I used to find something almost satisfying in poking fun at a man who would never love me and I would never love back by talking about his walnut-sized balls. It was an assertion of my self-worth, a battle cry. It was an acknowledgment that I knew he wasn’t good enough for me. But we were both single human beings with sex drives who were waiting to meet someone who was worth getting in deep with. And in the meantime, we were fucking each other and having a decent time of it.

Surely, Anonymous is not condemning the hookup culture. She is not flagellating herself for having participated. She is simply saying that if you submit yourself, even voluntarily, to such a trauma then you will find yourself needing to mitigate and manage the attendant anguish. Hooking up has a price.
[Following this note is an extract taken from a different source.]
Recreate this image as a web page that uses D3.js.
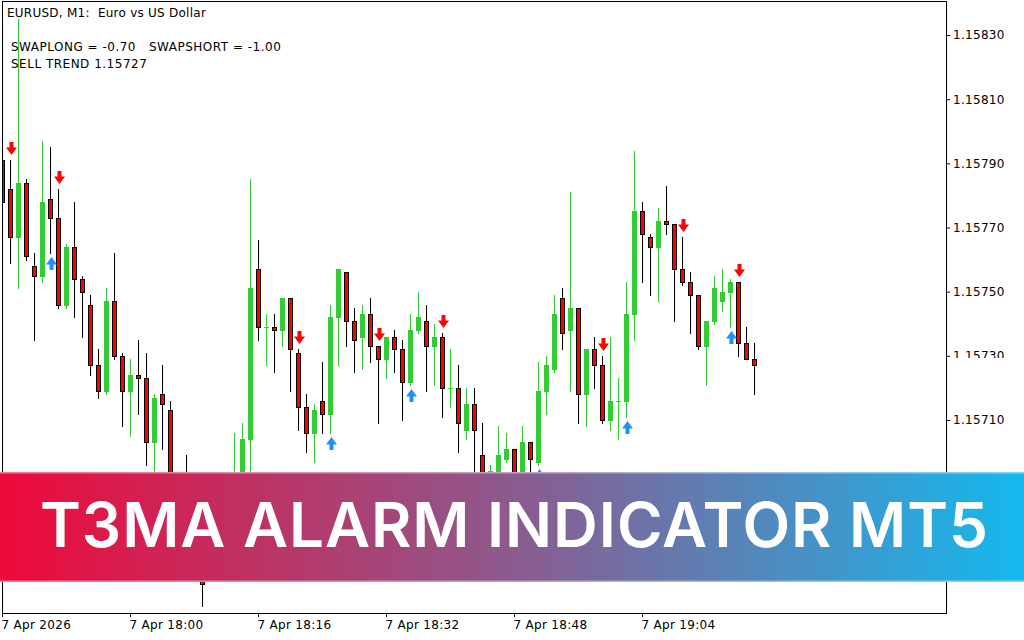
<!DOCTYPE html>
<html><head><meta charset="utf-8">
<script src="https://cdn.jsdelivr.net/npm/d3@7"></script>
<style>html,body{margin:0;padding:0;background:#fff;overflow:hidden} text{white-space:pre}</style>
</head><body><svg id="c" width="1024" height="640"></svg>
<script>
// ---------- data ----------
const startTime = "2026-04-07T17:44:00";
const opens = [1.15791,1.15782,1.15767,1.15784,1.15758,1.15755,1.15779,1.15773,1.15746,1.15764,
 1.15754,1.15746,1.15727,1.15719,1.15747,1.15730,1.15719,1.15724,1.15723,1.15703,
 1.15718,1.15713,1.15687,1.15680,1.15671,1.15677,1.15662,1.15668,1.15676,1.15671,
 1.15685,1.15704,1.15757,1.15739,1.15739,1.15738,1.15748,1.15731,1.15714,1.15706,
 1.15716,1.15712,1.15742,1.15756,1.15741,1.15736,1.15743,1.15733,1.15729,1.15736,
 1.15732,1.15722,1.15738,1.15741,1.15733,1.15736,1.15720,1.15720,1.15707,1.15715,
 1.15699,1.15690,1.15688,1.15698,1.15701,1.15690,1.15703,1.15697,1.15719,1.15726,
 1.15748,1.15738,1.15745,1.15718,1.15732,1.15727,1.15710,1.15716,1.15716,1.15743,
 1.15775,1.15767,1.15764,1.15772,1.15771,1.15757,1.15753,1.15749,1.15733,1.15741,
 1.15747,1.15750,1.15753,1.15734,1.15729];
const highs = [1.15793,1.15791,1.15835,1.15785,1.15762,1.15797,1.15795,1.15782,1.15765,1.15778,
 1.15755,1.15749,1.15732,1.15751,1.15762,1.15731,1.15729,1.15735,1.15731,1.15718,
 1.15727,1.15716,1.15692,1.15699,1.15680,1.15680,1.15671,1.15679,1.15684,1.15706,
 1.15709,1.15785,1.15766,1.15743,1.15743,1.15748,1.15748,1.15732,1.15718,1.15715,
 1.15728,1.15746,1.15757,1.15756,1.15745,1.15746,1.15748,1.15733,1.15736,1.15738,
 1.15735,1.15743,1.15750,1.15746,1.15740,1.15737,1.15732,1.15727,1.15720,1.15720,
 1.15709,1.15696,1.15708,1.15706,1.15701,1.15708,1.15703,1.15728,1.15730,1.15749,
 1.15751,1.15781,1.15745,1.15732,1.15736,1.15730,1.15736,1.15723,1.15753,1.15794,
 1.15778,1.15768,1.15776,1.15783,1.15771,1.15767,1.15756,1.15749,1.15741,1.15755,
 1.15757,1.15754,1.15753,1.15739,1.15734];
const lows = [1.15763,1.15759,1.15751,1.15760,1.15735,1.15753,1.15762,1.15745,1.15745,1.15742,
 1.15736,1.15724,1.15717,1.15718,1.15729,1.15708,1.15705,1.15712,1.15696,1.15688,
 1.15701,1.15684,1.15674,1.15669,1.15666,1.15652,1.15660,1.15665,1.15666,1.15668,
 1.15682,1.15692,1.15735,1.15727,1.15725,1.15733,1.15719,1.15707,1.15700,1.15697,
 1.15706,1.15706,1.15727,1.15733,1.15725,1.15726,1.15728,1.15709,1.15723,1.15725,
 1.15710,1.15721,1.15737,1.15719,1.15721,1.15711,1.15714,1.15700,1.15704,1.15691,
 1.15685,1.15687,1.15685,1.15697,1.15686,1.15687,1.15692,1.15696,1.15712,1.15725,
 1.15732,1.15719,1.15709,1.15708,1.15720,1.15709,1.15707,1.15704,1.15711,1.15735,
 1.15753,1.15749,1.15747,1.15768,1.15741,1.15752,1.15737,1.15732,1.15721,1.15740,
 1.15744,1.15739,1.15730,1.15729,1.15718];
const closes = [1.15778,1.15767,1.15784,1.15761,1.15755,1.15778,1.15773,1.15746,1.15764,1.15754,
 1.15750,1.15727,1.15719,1.15747,1.15730,1.15719,1.15724,1.15723,1.15703,1.15717,
 1.15715,1.15687,1.15679,1.15673,1.15677,1.15659,1.15668,1.15676,1.15671,1.15685,
 1.15704,1.15751,1.15739,1.15739,1.15738,1.15748,1.15732,1.15714,1.15706,1.15713,
 1.15712,1.15742,1.15757,1.15741,1.15735,1.15743,1.15733,1.15729,1.15736,1.15732,
 1.15722,1.15738,1.15742,1.15733,1.15736,1.15720,1.15720,1.15709,1.15715,1.15707,
 1.15688,1.15694,1.15699,1.15701,1.15690,1.15703,1.15698,1.15719,1.15727,1.15743,
 1.15737,1.15745,1.15718,1.15732,1.15727,1.15710,1.15716,1.15716,1.15743,1.15775,
 1.15768,1.15764,1.15772,1.15771,1.15757,1.15753,1.15749,1.15733,1.15741,1.15751,
 1.15750,1.15753,1.15734,1.15729,1.15727];
const sellSignals = [1,7,37,47,55,75,85,92];
const buySignals = [6,41,51,67,78,91];
const yTicks = [1.15710,1.15730,1.15750,1.15770,1.15790,1.15810,1.15830];
const xTickTimes = ["2026-04-07T17:44:00","2026-04-07T18:00:00","2026-04-07T18:16:00","2026-04-07T18:32:00","2026-04-07T18:48:00","2026-04-07T19:04:00"];
const xTickLabels = ["7 Apr 2026","7 Apr 18:00","7 Apr 18:16","7 Apr 18:32","7 Apr 18:48","7 Apr 19:04"];
const titleText = "EURUSD, M1:  Euro vs US Dollar";
const infoLines = ["SWAPLONG = -0.70   SWAPSHORT = -1.00", "SELL TREND 1.15727"];
const bannerText = "T3MA ALARM INDICATOR MT5";

// ---------- build ----------
const parse = d3.isoParse;
const t0 = parse(startTime);
const bars = opens.map((o,i)=>({t:d3.timeMinute.offset(t0,i), o, h:highs[i], l:lows[i], c:closes[i], i}));

const svg = d3.select("#c");
const FONT = "'DejaVu Sans', Verdana, sans-serif";
const FS = 12, LS = 0.3;
const L = 2, R = 946, T = 1, B = 613;

const x = d3.scaleTime().domain([t0, d3.timeMinute.offset(t0,80)]).range([2, 642]);
const y = d3.scaleLinear().domain([1.15710, 1.15830]).range([420, 35]);

svg.append("rect").attr("width",1024).attr("height",640).attr("fill","#fff");

const defs = svg.append("defs");
defs.append("clipPath").attr("id","plot").append("rect")
  .attr("x",L+1).attr("y",T+1).attr("width",R-L-1).attr("height",B-T-1);

const g = svg.append("g").attr("clip-path","url(#plot)");
const GREEN = "#32cd32", DOJI = "#22e022", RED = "#ff0000";

bars.forEach(b=>{
  const cx = Math.round(x(b.t));
  const yh = Math.round(y(b.h)), yl = Math.round(y(b.l));
  const yo = Math.round(y(b.o)), yc = Math.round(y(b.c));
  const bull = b.c > b.o, doji = b.c === b.o;
  const col = (bull||doji) ? (doji?DOJI:GREEN) : "#000";
  g.append("line").attr("x1",cx+0.5).attr("x2",cx+0.5).attr("y1",yh).attr("y2",yl+1)
    .attr("stroke",col).attr("stroke-width",1);
  if (doji) {
    g.append("line").attr("x1",cx-2).attr("x2",cx+3).attr("y1",yo+0.5).attr("y2",yo+0.5)
      .attr("stroke",DOJI).attr("stroke-width",1);
  } else if (bull) {
    g.append("rect").attr("x",cx-2).attr("width",5).attr("y",yc).attr("height",Math.max(1,yo-yc+1))
      .attr("fill",GREEN);
  } else {
    g.append("rect").attr("x",cx-1.5).attr("width",4).attr("y",yo+0.5).attr("height",Math.max(1,yc-yo))
      .attr("fill",RED).attr("stroke","#000").attr("stroke-width",1);
  }
});

// signal arrows
const downArrow = "M-2,0H2V5.5H5.5L0,13L-5.5,5.5H-2Z";
const upArrow = "M-2,13H2V7.5H5.5L0,0L-5.5,7.5H-2Z";
sellSignals.forEach(i=>{
  const b = bars[i];
  g.append("path").attr("d",downArrow)
    .attr("transform",`translate(${Math.round(x(b.t))+1.5},${Math.round(y(b.h))-18})`)
    .attr("fill",RED);
});
buySignals.forEach(i=>{
  const b = bars[i];
  g.append("path").attr("d",upArrow)
    .attr("transform",`translate(${Math.round(x(b.t))+1.5},${Math.round(y(b.l))+4})`)
    .attr("fill","#1e90ff");
});

// frame
svg.append("rect").attr("x",L+0.5).attr("y",T+0.5).attr("width",R-L).attr("height",B-T)
  .attr("fill","none").attr("stroke","#000").attr("stroke-width",1);

// y axis
const yAxis = d3.axisRight(y).tickValues(yTicks).tickFormat(d3.format(".5f")).tickSize(4).tickPadding(3);
const ya = svg.append("g").attr("transform",`translate(${R},0)`).call(yAxis);
ya.select(".domain").remove();
ya.selectAll("line").attr("stroke","#000");
ya.selectAll("text").attr("font-family",FONT).attr("font-size",FS).attr("letter-spacing",LS).attr("fill","#000");
// partially hidden price label
svg.append("rect").attr("x",R+1).attr("y",358).attr("width",1024-R-1).attr("height",14).attr("fill","#fff");

// x axis
const xAxis = d3.axisBottom(x).tickValues(xTickTimes.map(parse))
  .tickFormat((d,i)=>xTickLabels[i]).tickSize(4).tickPadding(3);
const xa = svg.append("g").attr("transform",`translate(0,${B})`).call(xAxis);
xa.select(".domain").remove();
xa.selectAll("line").attr("stroke","#000");
xa.selectAll("text").attr("font-family",FONT).attr("font-size",FS).attr("letter-spacing",LS).attr("fill","#000")
  .attr("text-anchor","start").attr("dx",-1);

// texts
svg.append("text").attr("x",7).attr("y",17).attr("xml:space","preserve").text(titleText)
  .attr("font-family",FONT).attr("font-size",FS).attr("letter-spacing",0.25).attr("fill","#000");
infoLines.forEach((s,k)=>{
  svg.append("text").attr("x",11).attr("y",51+k*17).attr("xml:space","preserve").text(s)
    .attr("font-family",FONT).attr("font-size",FS).attr("letter-spacing",0.5).attr("fill","#000");
});

// banner
const grad = defs.append("linearGradient").attr("id","bg").attr("x1","0").attr("x2","1").attr("y1","0").attr("y2","0");
grad.append("stop").attr("offset","0%").attr("stop-color","#ee0a3a");
grad.append("stop").attr("offset","50%").attr("stop-color","#8c5a8e");
grad.append("stop").attr("offset","100%").attr("stop-color","#14b9ee");
svg.append("rect").attr("x",0).attr("y",472).attr("width",1024).attr("height",110).attr("fill","url(#bg)");
svg.append("rect").attr("x",0).attr("y",472).attr("width",1024).attr("height",1.5).attr("fill","#fff").attr("opacity",0.45);
svg.append("rect").attr("x",0).attr("y",580.5).attr("width",1024).attr("height",1.5).attr("fill","#fff").attr("opacity",0.45);
svg.append("text").attr("x",40).attr("y",547).text(bannerText)
  .attr("font-family","Inter, 'Open Sans', sans-serif").attr("font-weight",600).attr("font-size",62)
  .attr("fill","#fff").attr("textLength",948).attr("lengthAdjust","spacing");
</script></body></html>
Obviously, if she were truly proud of the experiences she would have put her name on her article.

Now that Anonymous has gotten involved in a relationship she finds that her dormant moral sense has awakened. Now, she refuses to discuss her sex life.
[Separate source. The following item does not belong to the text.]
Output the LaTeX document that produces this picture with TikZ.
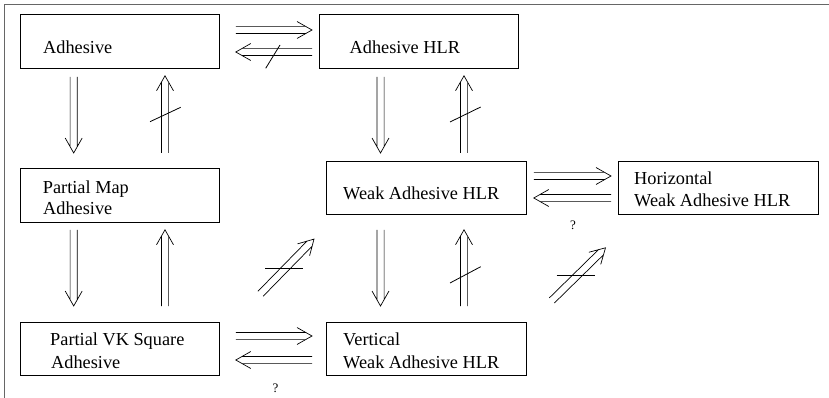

Allow her to express her view:

When I got into a serious relationship eight months ago, all talk of my sex life stopped, even though there was more to discuss than ever before. I was out to dinner with a group of single girl friends recently and one of them straight up asked, “Is the sex good?”

I stuttered and blushed. One of my other friends jumped to my rescue, scolding her for asking the question. “Hey, that’s personal!”

She was right, it was personal. But something about that justification irked me. Why wasn’t it personal when I was single and recounting my night with the guy who thought it would be fun to put two vibrators in my vagina at once with the same group of women? I had no problem talking about that guy. But discussing what my boyfriend and I do in bed feels like a violation of his privacy more than mine. I love him so much that the thought of one of my friends laughing about his sexual proclivities, his body, or our most intimate moments together hurts me….

With casual sex, that feeling of loyalty to your partner is completely absent….

But alas, my “serious relationship” status makes me feel bound to a code of silence I never needed to honor before.

Most interesting, her sense of loyalty to her lover, her sexual honor code seems to have kicked in in automatically.

It’s no longer about performing for the peanut gallery. It’s now about betraying a confidence.


3 comments:

Sam L. said...

Wellllllllll, years ago I read somewhere that "A gentleman never discusses his sex life." A lady doesn't, either.

Dennis said...

Sam L,

That would presume that there are people who can be called Ladies and Gentlemen. Thinks like manners, politeness, respect, ladies, gentlemen, et al were discarded as a sign of patriarchal oppression of women. Many of the issues and problems we deal with today stem from a growing degradation of anything that has as its foundation a morality underpinned by respect, et al.

Sam L. said...

How terribly true, Dennis, but there are some--few, and very far between.